Exercise prompt
Retype, please, the listing from its opening line through the line that contains "import plotly.graph_objects as go", both included, without the pictures.

Information shown

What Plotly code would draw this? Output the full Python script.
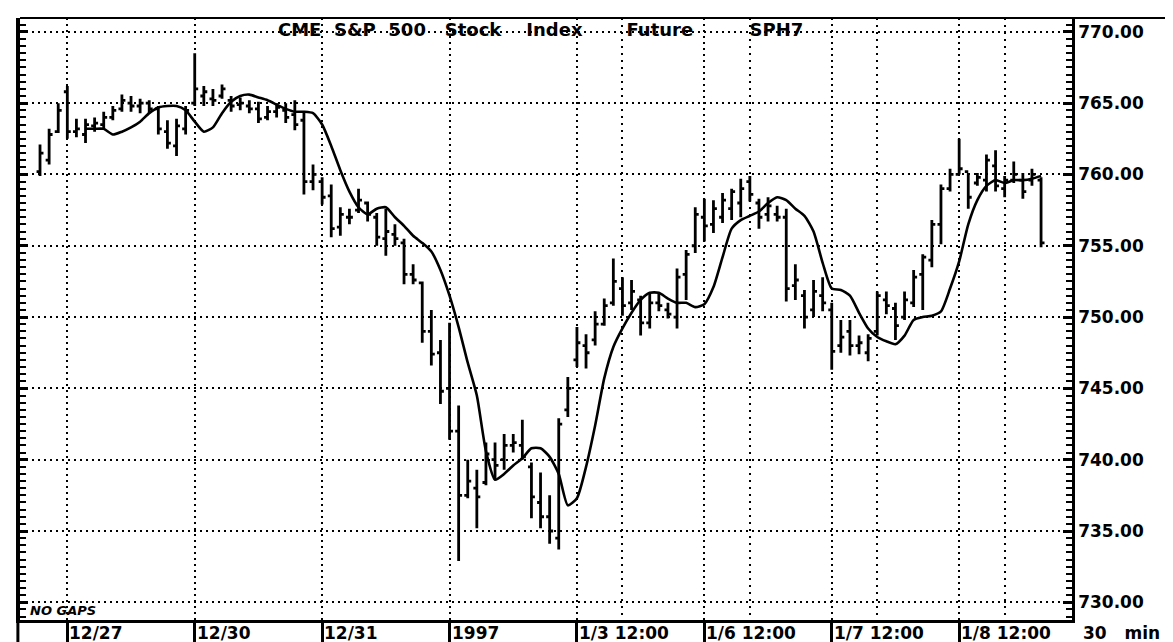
import plotly.graph_objects as go

# ---------------- data ----------------
bar_high = [762.1, 763.2, 765.0, 766.2, 763.9, 763.9, 764.0, 764.4, 764.8, 765.6,
            765.5, 765.3, 765.2, 764.8, 763.8, 763.9, 764.8, 768.5, 766.2, 766.0,
            766.3, 765.5, 765.4, 765.2, 765.1, 764.8, 765.0, 765.0, 765.2, 764.4,
            760.7, 759.8, 759.3, 757.7, 757.6, 759.0, 758.1, 757.3, 757.6, 756.5,
            755.5, 753.7, 752.5, 750.5, 748.4, 749.6, 743.8, 740.0, 739.3, 741.2,
            741.2, 741.8, 741.8, 742.8, 739.8, 739.1, 737.5, 742.9, 745.8, 749.3,
            748.8, 750.4, 751.3, 754.1, 752.8, 752.6, 751.5, 751.7, 751.7, 751.0,
            753.4, 754.7, 757.7, 758.3, 758.2, 758.7, 759.0, 759.7, 759.9, 758.3,
            758.4, 757.8, 757.6, 753.7, 751.9, 752.6, 752.8, 751.0, 749.8, 749.8,
            748.7, 748.8, 751.8, 751.8, 751.0, 751.8, 753.3, 754.4, 756.8, 759.3,
            760.4, 762.5, 760.1, 760.1, 761.4, 761.7, 759.9, 760.9, 760.1, 760.4,
            759.8]
bar_low = [759.9, 760.7, 762.9, 762.5, 762.6, 762.2, 763.0, 763.2, 763.8, 764.4,
           764.4, 764.3, 764.3, 762.8, 761.8, 761.3, 762.8, 764.8, 764.8, 764.8,
           765.3, 764.4, 764.5, 764.3, 763.6, 763.8, 764.0, 763.6, 763.1, 758.6,
           758.9, 757.9, 755.6, 755.7, 756.5, 757.3, 756.7, 755.0, 754.3, 755.0,
           752.3, 752.3, 748.2, 746.6, 743.9, 741.4, 732.9, 737.3, 735.2, 738.2,
           738.6, 739.3, 740.5, 740.0, 735.9, 735.2, 734.1, 733.7, 743.0, 746.5,
           746.4, 748.0, 749.4, 750.8, 750.1, 750.5, 748.7, 749.2, 750.4, 749.9,
           749.2, 751.2, 754.5, 755.3, 755.9, 756.6, 756.8, 757.0, 758.1, 756.2,
           756.7, 756.7, 751.1, 751.2, 749.2, 750.0, 750.4, 746.3, 747.5, 747.3,
           747.4, 746.9, 748.7, 750.2, 748.4, 749.8, 750.7, 750.5, 753.5, 755.1,
           758.8, 760.0, 757.6, 759.2, 758.8, 758.8, 758.4, 759.4, 758.3, 759.2,
           754.9]
bar_open = [760.2, 761.0, 763.0, 765.8, 763.0, 762.8, 763.4, 763.5, 764.0, 764.6,
            765.0, 764.8, 765.0, 764.6, 763.0, 762.0, 763.2, 765.0, 765.5, 765.3,
            765.5, 765.2, 764.9, 764.8, 764.6, 764.0, 764.4, 764.5, 764.2, 763.8,
            759.5, 759.5, 758.5, 756.3, 757.0, 757.5, 758.0, 757.0, 755.5, 755.8,
            755.2, 753.0, 752.4, 749.0, 747.5, 745.0, 742.0, 737.5, 738.0, 738.4,
            740.0, 740.0, 741.0, 741.0, 739.5, 737.0, 736.0, 734.5, 743.5, 747.0,
            748.0, 748.4, 749.5, 751.0, 752.0, 751.0, 751.2, 749.6, 751.0, 750.5,
            750.0, 753.0, 755.0, 757.0, 756.5, 757.0, 757.6, 758.0, 759.5, 758.0,
            757.2, 757.2, 757.0, 752.2, 751.5, 750.5, 751.5, 750.5, 748.0, 749.0,
            748.0, 747.5, 749.0, 751.2, 750.6, 750.0, 751.0, 753.0, 754.0, 756.5,
            759.0, 760.0, 760.2, 759.4, 759.6, 760.6, 759.0, 759.6, 759.6, 759.6,
            759.6]
bar_close = [761.5, 762.8, 764.5, 763.0, 763.2, 763.5, 763.6, 764.0, 764.5, 765.2,
             764.8, 765.0, 764.6, 763.2, 762.2, 763.4, 764.5, 766.0, 765.8, 765.2,
             766.0, 764.8, 765.0, 764.6, 763.9, 764.4, 764.7, 764.0, 763.5, 759.5,
             760.0, 758.4, 756.2, 757.2, 757.0, 758.2, 757.2, 755.6, 756.0, 755.5,
             753.0, 752.6, 749.0, 747.4, 744.8, 742.0, 737.5, 738.5, 737.4, 740.4,
             739.6, 741.0, 741.2, 740.2, 737.4, 736.0, 735.0, 742.5, 745.0, 748.2,
             747.5, 749.5, 750.8, 752.5, 750.8, 751.8, 749.6, 751.0, 750.8, 750.2,
             752.8, 754.4, 757.2, 756.4, 757.6, 758.2, 758.8, 759.0, 758.6, 757.0,
             757.8, 757.0, 752.0, 752.6, 750.0, 751.8, 751.0, 747.6, 748.6, 748.0,
             748.2, 748.5, 751.5, 750.8, 749.4, 751.2, 752.8, 754.2, 756.5, 759.0,
             760.0, 760.4, 758.4, 759.8, 761.0, 759.2, 759.6, 760.0, 758.8, 760.0,
             755.2]

# moving-average line (starts at bar 5)
ma_start = 5
ma_values = [763.2, 763.2, 763.2, 762.8, 763.0, 763.3, 763.7, 764.3, 764.7, 764.8,
             764.8, 764.5, 763.7, 763.0, 763.3, 764.3, 765.1, 765.5, 765.6, 765.4,
             765.2, 764.9, 764.6, 764.4, 764.4, 764.3, 763.5, 762.0, 760.3, 758.8,
             757.7, 757.2, 757.6, 757.7, 757.0, 756.4, 755.7, 755.2, 754.6, 753.3,
             751.5, 749.3, 746.8, 744.5, 740.6, 738.6, 739.0, 739.6, 740.1, 740.8,
             740.8, 740.2, 739.0, 736.8, 737.3, 739.5, 742.4, 745.7, 747.9, 749.2,
             750.3, 751.2, 751.7, 751.7, 751.3, 751.0, 751.0, 750.7, 750.9, 752.1,
             754.2, 756.2, 756.8, 757.1, 757.4, 758.0, 758.4, 758.2, 757.6, 757.1,
             756.0, 753.8, 752.0, 751.9, 751.5, 750.3, 749.2, 748.6, 748.3, 748.1,
             748.7, 749.8, 750.0, 750.1, 750.4, 752.0, 753.9, 756.5, 758.2, 759.2,
             759.6, 759.4, 759.6, 759.6, 759.7, 759.9]

# x-axis labels (at bar indices) and extra day grid lines
x_tick_pos = [3, 17, 31, 45, 59, 73, 87, 101]
x_tick_text = ["12/27", "12/30", "12/31", "1997", "1/3 12:00", "1/6 12:00", "1/7 12:00", "1/8 12:00"]
x_extra_grid = [64, 78, 92, 106]

y_first_tick = 730
y_tick_step = 5
y_minor_step = 0.5

NB = "\u00a0"
title_words = ["CME", "S&P", "500", "Stock", "Index", "Future", "SPH7"]
title_gaps = [2, 2, 3, 4, 7, 9]
interval_text = "30" + NB * 3 + "min"
corner_text = "NO GAPS"

# ---------------- figure ----------------
n = len(bar_high)
x_idx = list(range(n))
ma_x = list(range(ma_start, ma_start + len(ma_values)))

FONT = "DejaVu Sans"
DOT = "2px,4px"

fig = go.Figure()
fig.add_trace(go.Ohlc(
    x=x_idx, open=bar_open, high=bar_high, low=bar_low, close=bar_close,
    increasing=dict(line=dict(color="black", width=2.8)),
    decreasing=dict(line=dict(color="black", width=2.8)),
    tickwidth=0.38, showlegend=False, hoverinfo="skip",
))
fig.add_trace(go.Scatter(
    x=ma_x, y=ma_values, mode="lines",
    line=dict(color="black", width=2.6, shape="spline", smoothing=0.6),
    showlegend=False, hoverinfo="skip",
))
# invisible trace on left axis so its ruler is drawn
fig.add_trace(go.Scatter(x=[0], y=[750], yaxis="y2", mode="markers",
                         marker=dict(opacity=0), showlegend=False, hoverinfo="skip"))

x_range = [-2.2, 113.4]
y_range = [728.76, 770.97]

fig.update_layout(
    width=1173, height=642,
    margin=dict(l=12, r=109, t=10, b=20),
    paper_bgcolor="white", plot_bgcolor="white",
    showlegend=False,
    xaxis=dict(
        range=x_range, rangeslider=dict(visible=False),
        tickmode="array", tickvals=x_tick_pos, showticklabels=False,
        ticks="outside", ticklen=20, tickwidth=2.5, tickcolor="black",
        showgrid=True, gridcolor="black", gridwidth=1.5, griddash=DOT,
        minor=dict(tickmode="array", tickvals=x_extra_grid, showgrid=True,
                   gridcolor="black", gridwidth=1.5, griddash="2px,5px", ticks=""),
        showline=True, linecolor="black", linewidth=2.5,
        zeroline=False, fixedrange=True,
    ),
    yaxis=dict(
        range=y_range, side="right",
        tickmode="linear", tick0=y_first_tick, dtick=y_tick_step, tickformat=".2f",
        tickfont=dict(family=FONT, size=17, color="black", weight="bold"),
        ticks="inside", ticklen=9, tickwidth=2.5, tickcolor="black",
        minor=dict(tick0=y_first_tick, dtick=y_minor_step, ticks="inside", ticklen=6,
                   tickwidth=2, tickcolor="black", showgrid=False),
        showgrid=True, gridcolor="black", gridwidth=1.5, griddash=DOT,
        showline=True, linecolor="black", linewidth=2.5,
        zeroline=False, fixedrange=True, ticklabelstandoff=0,
    ),
    yaxis2=dict(
        range=y_range, overlaying="y", side="left",
        showticklabels=False, tickmode="linear", tick0=y_first_tick, dtick=y_tick_step,
        ticks="inside", ticklen=8, tickwidth=2.5, tickcolor="black",
        minor=dict(tick0=y_first_tick, dtick=y_minor_step, ticks="inside", ticklen=6,
                   tickwidth=2, tickcolor="black", showgrid=False),
        showgrid=False, showline=True, linecolor="black", linewidth=4,
        zeroline=False, fixedrange=True,
    ),
    hovermode=False,
)

title_text = title_words[0]
for gap, word in zip(title_gaps, title_words[1:]):
    title_text += NB * gap + word

label_font = dict(family=FONT, size=17, color="black", weight="bold")
annotations = []
for xv, txt in zip(x_tick_pos, x_tick_text):
    annotations.append(dict(x=xv, y=0, xref="x", yref="paper", text=txt.replace(" ", NB),
                            showarrow=False, xanchor="left", yanchor="top", xshift=0, yshift=-1,
                            font=label_font))
annotations.append(dict(x=(1073 - 12) / 1052, y=0, xref="paper", yref="paper", text=interval_text,
                        showarrow=False, xanchor="left", yanchor="top", yshift=-1, font=label_font))
annotations.append(dict(x=(268 - 12) / 1052, y=(622 - 22) / 612, xref="paper", yref="paper",
                        text=title_text, showarrow=False, xanchor="left", yanchor="middle",
                        font=dict(family=FONT, size=18, color="black", weight="bold")))
annotations.append(dict(x=(20 - 12) / 1052, y=0, xref="paper", yref="paper", text=corner_text,
                        showarrow=False, xanchor="left", yanchor="bottom", yshift=0,
                        font=dict(family=FONT, size=13, color="black", weight="bold", style="italic")))
fig.update_layout(annotations=annotations)

right_edge = (1170 - 12) / 1052
fig.update_layout(shapes=[
    dict(type="line", xref="paper", yref="paper", x0=0, x1=right_edge, y0=1, y1=1,
         line=dict(color="black", width=2)),
    dict(type="line", xref="paper", yref="paper", x0=right_edge, x1=right_edge, y0=1, y1=-0.04,
         line=dict(color="black", width=2)),
    dict(type="line", xref="paper", yref="paper", x0=-0.002, x1=-0.002, y0=0, y1=-0.04,
         line=dict(color="black", width=3)),
])

fig.write_html("out.html")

Written solution
What Plotly code would draw this? Output the full Python script.
import plotly.graph_objects as go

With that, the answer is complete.